Dans le cas des relations entre Iran et Qatar, on observe la même continuité des relations bilatérales que dans le cas de la Turquie après l'embargo de 2017-2021. L’une des raisons est la possession partagée du plus grand gisement de gaz au monde (North Dome/South Pars), indispensable à Doha[21]. De plus, étant donné que le Qatar abrite la base américaine d'Al Udeid et craint une attaque éventuelle sur son territoire, le pays cherche à garder un maximum de diplomatie avec Téhéran[22]. D'ailleurs, Doha avait soutenu les accords de Vienne (JCPOA) en 2015[23] et travaille à la désescalade entre Washington et Téhéran, en tant que médiateur[24].
Récemment, les 20-21 février 2022, le président iranien Raisi est arrivé à Doha, pour une visite d'état[25]. À l'occasion de sa première visite dans le Golfe, il signait 14 documents portant sur des accords avec les officiels qataris, en présence de l'émir[26]. Enfin, il assistait au 6ème sommet du Gas Exporting Countries Forum (GECF), qui s'est tenu cette année dans la capitale qatarie[27]. Outre sur l'énergie, les accords irano-qataris sont avant tout centrés sur le commerce et l'économie, ainsi que la culture, l'éducation et les infrastructures[28].

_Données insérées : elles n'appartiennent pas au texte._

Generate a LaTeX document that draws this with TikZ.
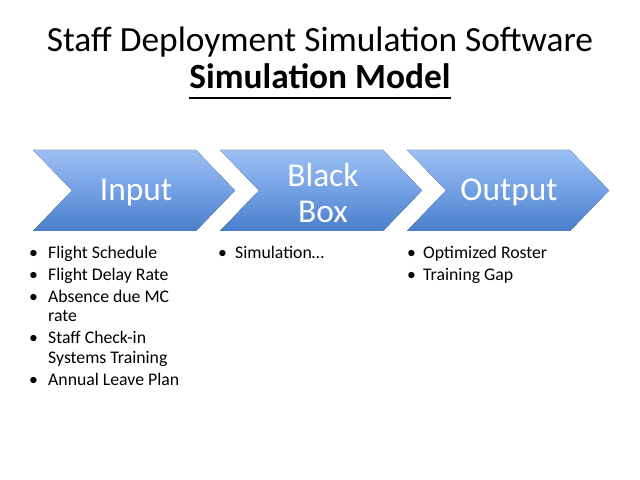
\documentclass[tikz,border=0pt]{standalone}
\usepackage{fontspec}
\setmainfont{Carlito}
\begin{document}
\begin{tikzpicture}[x=1bp,y=-1bp,
  chev/.style={top color=chevtop, bottom color=chevbot, middle color=chevmid, draw=none},
  chevtext/.style={text=white, font=\fontsize{33.5}{37}\selectfont, align=center, inner sep=0pt},
  bul/.style={anchor=base west, inner sep=0pt, font=\fontsize{17.8}{20}\selectfont},
  ttl/.style={anchor=base, inner sep=0pt}
]
\definecolor{chevtop}{HTML}{9CC0F4}
\definecolor{chevmid}{HTML}{73A0E4}
\definecolor{chevbot}{HTML}{4A7ECB}
\useasboundingbox[fill=white] (0,0) rectangle (640,480);

% title
\node[ttl, font=\fontsize{35.5}{40}\selectfont] (title) at (320,52) {Staff Deployment Simulation Software};
\node[ttl, font=\fontsize{35.5}{40}\selectfont\bfseries] (sub) at (320,89) {Simulation Model};
\draw[line width=2bp] ([yshift=-9bp]sub.base west) -- ([yshift=-9bp]sub.base east);

% chevrons
\foreach \L in {33,220,407}{
  \fill[chev] (\L,150) -- (\L+163,150) -- (\L+202,190.5) -- (\L+163,231) -- (\L,231) -- (\L+39,190.5) -- cycle;
}
\node[chevtext] (input) at (136,192) {Input};
\node[chevtext] (bbox) at (323,193) {Black\\Box};
\node[chevtext] (output) at (509,192) {Output};

% input bullets
\node[bul] (ib1) at (29,258) {\textbullet};
\node[bul] (it1) at (48,258) {Flight Schedule};
\node[bul] (ib2) at (29,280) {\textbullet};
\node[bul] (it2) at (48,280) {Flight Delay Rate};
\node[bul] (ib3) at (29,302) {\textbullet};
\node[bul] (it3) at (48,302) {Absence due MC};
\node[bul] (it3b) at (48,321) {rate};
\node[bul] (ib4) at (29,343) {\textbullet};
\node[bul] (it4) at (48,343) {Staff Check-in};
\node[bul] (it4b) at (48,363) {Systems Training};
\node[bul] (ib5) at (29,385) {\textbullet};
\node[bul] (it5) at (48,385) {Annual Leave Plan};

% black box bullets
\node[bul] (bb1) at (218,258) {\textbullet};
\node[bul] (bt1) at (235,258) {Simulation…};

% output bullets
\node[bul] (ob1) at (407,258) {\textbullet};
\node[bul] (ot1) at (423,258) {Optimized Roster};
\node[bul] (ob2) at (407,280) {\textbullet};
\node[bul] (ot2) at (423,280) {Training Gap};
\end{tikzpicture}
\end{document}
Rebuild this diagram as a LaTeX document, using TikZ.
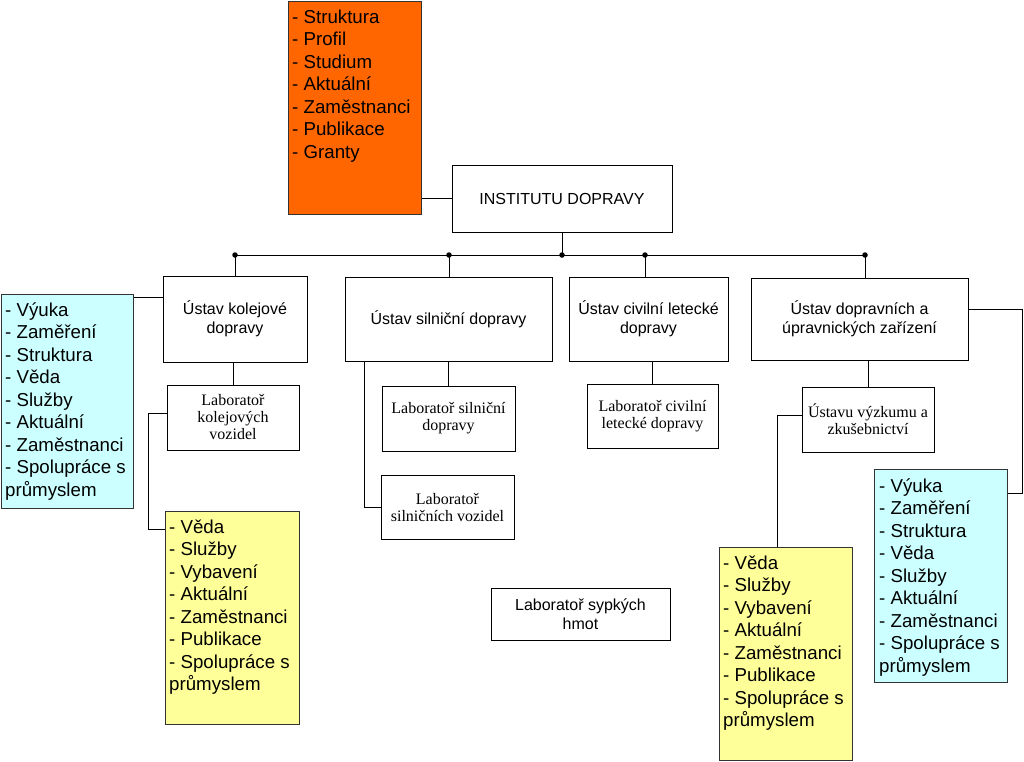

Les enjeux actuels de l'alliance Iran-Turquie-Qatar sont multiples, en raison de la diversité des relations extérieures de ces trois acteurs régionaux. D'abord, la Turquie est dans l'OTAN et comme le Qatar, dispose des bases militaires américaines, à Izmir et à Incirlik. Or, l'Iran a des liens militaires avec la Russie et la Chine, et soutient le régime syrien d'Al Assad[29]. Même dans le conflit ukrainien, l'Iran et la Russie se sont mis d'accord concernant la livraison d'armements (drones) ainsi que sur le gaz et pétrole[30]. De son côté, la Turquie a livré des drones Bayraktar à l'Ukraine[31]. Quant au Qatar, il a juste « appelé toutes les parties à faire preuve de retenue et à résoudre la crise par des moyens diplomatiques »[32]. Il peut néanmoins devenir une source alternative au gaz russe pour l'Europe[33].